As I’ve written in the past, there is simply no way around Clinton’s failure to address security needs, her dismissal or ignorance of threats on the ground, and the general chain-of-command disorganization and bureaucratic confusion that prevailed during her tenure at State. But Clinton also wants to run for president, presumably, or at least have the option open to her. So her staff demanded the White House tell the public a different story, and the White House complied. (The mainstream media comes out of this looking ever worse, by the way.)
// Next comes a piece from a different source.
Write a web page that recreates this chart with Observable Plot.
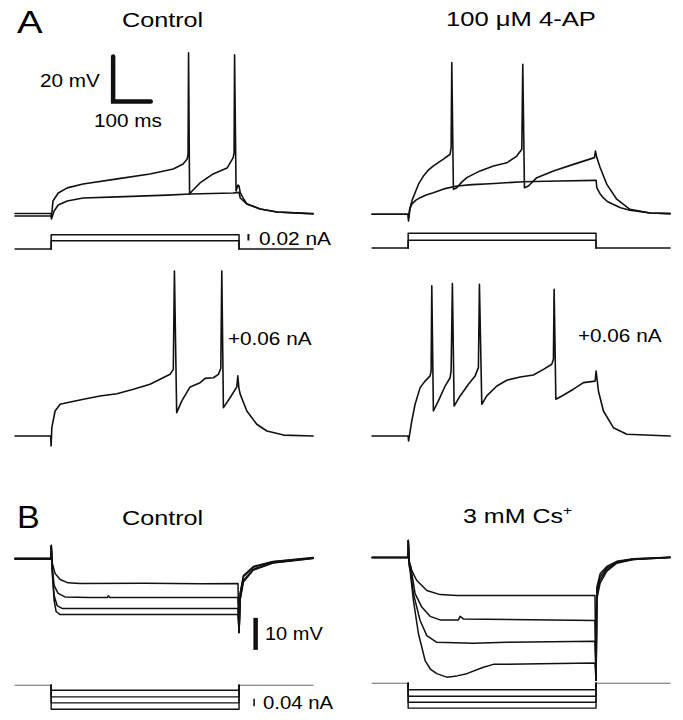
<!DOCTYPE html>
<html><head><meta charset="utf-8">
<script src="https://cdn.jsdelivr.net/npm/d3@7"></script>
<script src="https://cdn.jsdelivr.net/npm/@observablehq/plot@0.6"></script>
<style>
html,body{margin:0;padding:0;background:#fff;}
#fig{position:relative;width:683px;height:720px;overflow:hidden;background:#fff;font-family:"Liberation Sans",Arial,Helvetica,sans-serif;}
#fig svg{position:absolute;}
</style></head><body><div id="fig"></div>
<script>
// ---------- DATA (time in ms from pulse onset, membrane potential in mV, current in pA) ----------
const sweep = {start: -96, on: 0, off: 500, end: 697};

// Panel A, Control, two current steps (sub-threshold and spiking)
const aCtrlSub = [[-96,-70.9],[0,-70.9],[1,-72.2],[8,-68.7],[19,-66],[43,-64.2],[85,-62.9],[176,-62.4],[309,-61.6],[370,-61.1],[484,-60.7],[500,-60.4],[503,-62.9],[521,-65.6],[556,-67.8],[601,-69.1],[662,-69.6],[697,-70]];
const aCtrlSpk = [[-96,-69.8],[0,-69.8],[1,-71.3],[5,-64.2],[19,-60.7],[43,-58.4],[85,-56.7],[176,-54.4],[263,-52.2],[325,-50],[351,-47.8],[362,-45.6],[364.3,-43.3],[365.6,1.6],[368.3,-61.1],[375,-59.8],[396,-56.2],[431,-52.2],[468,-49.6],[484,-45.1],[486.7,-42.9],[488,0.7],[492,-59.8],[497,-57.1],[500,-57.6],[503,-60.5],[511,-63],[521,-65.6],[556,-67.8],[601,-69.1],[662,-69.6],[697,-69.8]];
// Panel A, 100 µM 4-AP
const aApSub = [[-96,-69.7],[0,-69.7],[1,-71.3],[4,-67.5],[9.8,-65.2],[20,-63.5],[32,-62.3],[48,-61.1],[67,-60.1],[95,-58.4],[130,-57.1],[170,-56.5],[218,-56.1],[306,-55.2],[400,-54.9],[497,-54.6],[500,-54.6],[502,-57.9],[510,-60.4],[519,-62.3],[530,-64],[545,-65.2],[565,-66.8],[590,-67.9],[644,-69.1],[697,-69.4]];
const aApSpk = [[-96,-69.7],[0,-69.7],[1,-72.7],[5.3,-66.8],[11,-63.3],[18.6,-60.1],[28,-56.2],[40.7,-52.7],[53,-50.2],[67.3,-48.2],[94,-45.2],[111.7,-43],[114.4,-40.1],[116.2,-2.3],[120.5,-58.6],[129.5,-57.9],[142,-55.5],[156,-53.4],[191.5,-50.4],[227,-48.2],[262.5,-46.8],[289,-43.8],[302.4,-40.8],[305,-3],[309.4,-57.9],[320,-57.1],[342.3,-53.4],[386.5,-50.4],[439.7,-47.5],[495.6,-44.5],[498.3,-41.6],[502,-44.5],[511,-49],[528.6,-56.4],[555,-63],[590,-67.5],[644,-69.1],[697,-69.4]];
// Panel A, +0.06 nA
const aCtrl06 = [[-96,-70],[-1,-70],[0,-74.4],[1.9,-66.3],[10.6,-58.9],[24,-55.9],[41.8,-55.2],[86,-53.7],[130,-52.2],[175,-51.2],[219,-49.2],[263,-47],[290,-44.8],[316.5,-42.6],[325,-40.4],[328,3.3],[334,-59.6],[347.7,-54.4],[369.7,-48.2],[396.3,-46.3],[409.6,-44.4],[431.7,-44.1],[445,-42.6],[451.4,-39.9],[454,3.3],[458.3,-57.4],[476,-53],[494,-48.2],[496.6,-43.3],[499.3,-48.5],[502.7,-51.3],[520.6,-58.9],[547,-64.8],[574,-67.8],[618,-69.6],[697,-70]];
const aAp06 = [[-96,-70],[0,-70],[1.3,-72.2],[9.8,-63.3],[18.6,-55.9],[32,-48.5],[45.2,-45.6],[58.5,-43.3],[61.2,-41.1],[63,-3.3],[67.3,-58.9],[80.6,-54.4],[98.4,-47.8],[111.7,-44.1],[114.4,-41.1],[117.8,-2.3],[122.4,-56.7],[138.3,-52.2],[160.4,-47],[178.2,-43.3],[187,-39.6],[189.7,-2.6],[196,-55.9],[209.3,-52.2],[236,-47.8],[262.5,-45.2],[298,-43.8],[333.3,-42.9],[360,-40.4],[382.2,-38.1],[386.5,-35.9],[388.4,-4.8],[393,-53.7],[409,-52.2],[439.7,-49.2],[466.3,-46.3],[497.4,-45.6],[500,-41.1],[506.2,-50],[519.5,-58.9],[546,-66.3],[581.7,-69.2],[697,-70]];

// Panel B, Control: four hyperpolarizing steps
const bCtrl1 = [[-96,-64.7],[0,-64.7],[0.5,-60.6],[2.7,-65.9],[10.6,-69.4],[24,-71.25],[45,-72.3],[77,-72.5],[250,-72.4],[400,-72.6],[497,-72.5],[500,-87.8],[502.7,-75.6],[511.5,-70],[538,-67.2],[590,-65.6],[697,-64.4]];
const bCtrl2 = [[-96,-64.8],[0,-64.8],[0.5,-60.6],[2.7,-66.9],[8,-73.1],[18.6,-75.6],[37,-76.7],[100,-76.9],[150,-76.9],[152,-76.3],[156,-76.9],[497,-76.9],[500,-87.8],[502.7,-76],[511.5,-70.4],[538,-67.4],[590,-65.7],[697,-64.5]];
const bCtrl3 = [[-96,-64.6],[0,-64.6],[0.5,-60.6],[2.7,-67.8],[8,-76.25],[16,-79.4],[29,-80.3],[497,-80.3],[500,-87.8],[502.7,-77.2],[511.5,-71.6],[538,-68],[590,-66],[697,-64.6]];
const bCtrl4 = [[-96,-64.9],[0,-64.9],[0.5,-60.6],[2.7,-68.4],[8,-77.8],[13.3,-81.25],[24,-82.2],[497,-82.2],[500,-87.8],[502.7,-77.8],[511.5,-72],[538,-68.3],[590,-66.1],[697,-64.7]];
// Panel B, 3 mM Cs+
const bCs1 = [[-96,-65],[0,-65],[0.5,-59.7],[2.7,-66],[9.8,-69.1],[23.1,-72.2],[49.7,-75.3],[85.1,-76.6],[129.5,-76.9],[497,-76.9],[500,-103.4],[502,-74.3],[510.7,-70.1],[528.5,-67.8],[555,-66.2],[599,-65.4],[697,-64.9]];
const bCs2 = [[-96,-65],[0,-65],[0.5,-59.7],[2.7,-66.5],[7.2,-68],[18.6,-76.3],[36.4,-80.5],[58.5,-83.4],[85.1,-84.5],[133.8,-84.5],[138.3,-83.4],[147.1,-84.2],[497,-84.7],[500,-103.4],[502,-75.5],[510.7,-71],[528.5,-68.3],[555,-66.4],[599,-65.5],[697,-64.9]];
const bCs3 = [[-96,-65],[0,-65],[0.5,-59.7],[2.7,-67],[5.3,-68],[14.1,-76.3],[31.9,-84.7],[49.7,-89.4],[76.3,-91.5],[173.7,-91.8],[262.5,-91.5],[497,-91.2],[500,-103.4],[502,-76.5],[510.7,-72],[528.5,-68.8],[555,-66.6],[599,-65.6],[697,-65]];
const bCs4 = [[-96,-65],[0,-65],[0.5,-59.7],[2.7,-67.5],[5.3,-69.1],[14.1,-78.4],[27.4,-88.75],[45.2,-97.2],[60,-100],[76.3,-101.3],[102.9,-102.4],[130,-102],[156.1,-101.3],[200.3,-99.3],[226.9,-98.4],[351,-98.2],[497,-98],[500,-103.4],[502,-78],[510.7,-73],[528.5,-69.3],[555,-66.8],[599,-65.6],[697,-65]];

// Injected current step amplitudes (pA)
const aCtrlSteps = [25, 44];
const aApSteps = [24, 45];
const bCtrlSteps = [-27, -62, -94, -128];
const bCsSteps = [-35, -69, -101, -133];

// Scale bars
const scaleA = {mV: 20, ms: 100, pA: 20};
const scaleB = {mV: 10, pA: 40};

// Text
const titles = {panelA: "A", panelB: "B", ctrl: "Control", ap: "100 μM 4-AP", cs: "3 mM Cs", csSup: "+"};
const scaleLabels = {aV: "20 mV", aT: "100 ms", aI: "0.02 nA", bV: "10 mV", bI: "0.04 nA", big: "+0.06 nA"};

// ---------- DRAWING ----------
const fig = document.getElementById("fig");
const MS_PX = 0.376;                 // px per ms
const T_DOMAIN = [-100, 710];
const W = (T_DOMAIN[1] - T_DOMAIN[0]) * MS_PX;
const COL_X0 = {left: 51, right: 408};  // pixel of pulse onset
const INK = "#111";

const toRows = (arr, id) => arr.map(([t, v]) => ({t, v, id}));

function panel({col, baseY, ref, pxPerUnit, domain, marks}) {
  const H = (domain[1] - domain[0]) * pxPerUnit;
  const top = baseY - (domain[1] - ref) * pxPerUnit;
  const svg = Plot.plot({
    width: W, height: H, margin: 0,
    x: {domain: T_DOMAIN, axis: null},
    y: {domain, axis: null},
    style: {background: "transparent", overflow: "visible", maxWidth: "none"},
    marks
  });
  svg.style.left = (COL_X0[col] + T_DOMAIN[0] * MS_PX) + "px";
  svg.style.top = top + "px";
  fig.appendChild(svg);
}

function traceMark(list, sw = 1.6) {
  const rows = list.flatMap((arr, i) => toRows(arr, i));
  return Plot.line(rows, {x: "t", y: "v", z: "id", stroke: INK, strokeWidth: sw});
}

function stepMarks(levels, baseColor, baseWidth, sw) {
  const steps = levels.flatMap((L, i) => [
    {t: sweep.on, v: 0, id: i}, {t: sweep.on, v: L, id: i},
    {t: sweep.off, v: L, id: i}, {t: sweep.off, v: 0, id: i}
  ]);
  const base = [
    {t: sweep.start, v: 0, id: "pre"}, {t: sweep.on, v: 0, id: "pre"},
    {t: sweep.off, v: 0, id: "post"}, {t: sweep.end, v: 0, id: "post"}
  ];
  return [
    Plot.line(base, {x: "t", y: "v", z: "id", stroke: baseColor, strokeWidth: baseWidth}),
    Plot.line(steps, {x: "t", y: "v", z: "id", stroke: INK, strokeWidth: sw})
  ];
}

// Panel A voltage traces (2.25 px / mV)
const A_DOM = [-78, 8];
panel({col: "left", baseY: 213, ref: -70, pxPerUnit: 2.25, domain: A_DOM, marks: [
  traceMark([aCtrlSub, aCtrlSpk]),
  Plot.line([{t: 165, v: -20 + scaleA.mV}, {t: 165, v: -20}, {t: 165 + scaleA.ms, v: -20}],
    {x: "t", y: "v", stroke: INK, strokeWidth: 4.5, strokeLinejoin: "miter", strokeMiterlimit: 4})
]});
panel({col: "right", baseY: 214, ref: -70, pxPerUnit: 2.25, domain: A_DOM, marks: [traceMark([aApSub, aApSpk])]});
panel({col: "left", baseY: 435, ref: -70, pxPerUnit: 2.25, domain: A_DOM, marks: [traceMark([aCtrl06])]});
panel({col: "right", baseY: 435, ref: -70, pxPerUnit: 2.25, domain: A_DOM, marks: [traceMark([aAp06])]});

// Panel A current steps (0.325 px / pA)
const AI_DOM = [-10, 60];
panel({col: "left", baseY: 248.5, ref: 0, pxPerUnit: 0.325, domain: AI_DOM, marks: [
  ...stepMarks(aCtrlSteps, INK, 1.5, 1.5),
  Plot.ruleX([525], {y1: 24.6, y2: 24.6 + scaleA.pA, stroke: INK, strokeWidth: 2})
]});
panel({col: "right", baseY: 247, ref: 0, pxPerUnit: 0.325, domain: AI_DOM, marks: [...stepMarks(aApSteps, INK, 1.5, 1.5)]});

// Panel B voltage traces (3.2 px / mV)
const B_DOM = [-110, -55];
panel({col: "left", baseY: 559, ref: -65, pxPerUnit: 3.2, domain: B_DOM, marks: [
  traceMark([bCtrl1, bCtrl2, bCtrl3, bCtrl4], 1.5),
  Plot.ruleX([544], {y1: -93.4, y2: -93.4 + scaleB.mV, stroke: INK, strokeWidth: 4.5})
]});
panel({col: "right", baseY: 557, ref: -65, pxPerUnit: 3.2, domain: B_DOM, marks: [traceMark([bCs1, bCs2, bCs3, bCs4], 1.5)]});

// Panel B current steps (0.1875 px / pA)
const BI_DOM = [-150, 20];
panel({col: "left", baseY: 685, ref: 0, pxPerUnit: 0.1875, domain: BI_DOM, marks: [
  ...stepMarks(bCtrlSteps, "#666", 1, 1.4),
  Plot.ruleX([540], {y1: -74.7 - scaleB.pA, y2: -74.7, stroke: INK, strokeWidth: 1.6})
]});
panel({col: "right", baseY: 682.7, ref: 0, pxPerUnit: 0.1875, domain: BI_DOM, marks: [...stepMarks(bCsSteps, "#666", 1, 1.4)]});

// Text overlay
const overlay = d3.select(fig).append("svg")
  .attr("width", 683).attr("height", 720)
  .style("left", "0px").style("top", "0px").style("pointer-events", "none")
  .attr("font-family", '"Liberation Sans", Arial, Helvetica, sans-serif').attr("fill", "#000");

function label(str, x, y, size, sx) {
  return overlay.append("text")
    .attr("transform", `translate(${x},${y}) scale(${sx},1)`)
    .attr("font-size", size)
    .text(str);
}
label(titles.panelA, 17, 33, 32, 1.2);
label(titles.ctrl, 122, 27, 21, 1.2);
label(titles.ap, 446, 26, 21, 1.22);
label(scaleLabels.aV, 40, 87, 18.5, 1.12);
label(scaleLabels.aT, 94, 127, 18.5, 1.12);
label(scaleLabels.aI, 259, 244.5, 18.5, 1.13);
label(scaleLabels.big, 228, 345, 18.5, 1.12);
label(scaleLabels.big, 578, 342, 18.5, 1.12);
label(titles.panelB, 17, 528, 31, 1.1);
label(titles.ctrl, 122, 525, 21, 1.2);
const cs = label(titles.cs, 463, 523, 21, 1.19);
cs.append("tspan").attr("dy", -8).attr("font-size", 13).text(titles.csSup);
label(scaleLabels.bV, 265, 640, 18.5, 1.08);
label(scaleLabels.bI, 263, 709, 18.5, 1.1);
</script>
</body></html>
What came next wasn’t very surprising to anyone who has endured the brand of politics practiced by the Clintons. Though it was obviously on Clinton to explain what had just happened, she didn’t want to be within a mile of accountability. So Clinton kept silent and the administration sent out Susan Rice to deliver the misleading talking points on the Sunday shows. That proved a setback to Rice–who should have seen the whole thing coming a mile away–in her quest to succeed Clinton when the latter stepped aside after the election. But Clinton wants to be president and doesn’t want Rice elevating her stature and developing her own power base, so Clinton’s allies in the media fairly brazenly sabotaged Rice’s sputtering nomination.
As Clinton gears up to attempt to return to the White House, the Benghazi episode is worth keeping in mind as a reminder of the Clintonian politics of personal destruction and ruthless dishonesty that would surely return with her. But the Benghazi revelations weren’t the only such reminder in the news recently. MSNBC’s Melissa Harris-Perry drew some attention for cutting a promo for the network lamenting the lack of a “collective” notion of child-rearing, suggesting that “we have to break through our kind of private idea that kids belong to their parents, or kids belong to their families, and recognize that kids belong to whole communities.”
This generated the attention MSNBC was looking for, since it was creepy and mildly totalitarian, and people seemed genuinely surprised that this was the image the network wanted to project of its own programming. (If the public actually watched MSNBC they would probably be less surprised, but they don’t.) Yet if Harris-Perry’s Orwellian idea of who your children belong to sounded familiar, it should: as Jonah Goldberg wrote in a 2007 column, Hillary Clinton once said that “As adults we have to start thinking and believing that there isn’t really any such thing as someone else’s child. … For that reason, we cannot permit discussions of children and families to be subverted by political or ideological debate.”
Goldberg protested:
But here’s the thing: There really is such a thing as somebody else’s child. I don’t want to live in a country where there’s no such thing as somebody else’s child, because that means there’s no such thing as my child. And the fact is, my child is mine and nobody else’s (save, of course, for her mother). Almost as important, I don’t want to live in a country where I am a “subversive” simply by offering political or ideological debate against this vision.
That objection to Clinton’s worldview was relevant then and is relevant now. Clinton is popular largely because she has stayed out of the partisan fray and enjoyed the approval ratings shared by secretaries of state from both parties (though a lower approval rating than some of her predecessors). But if and when Clinton runs for president again, it’s worth remembering what brand of politics she’ll bring with her.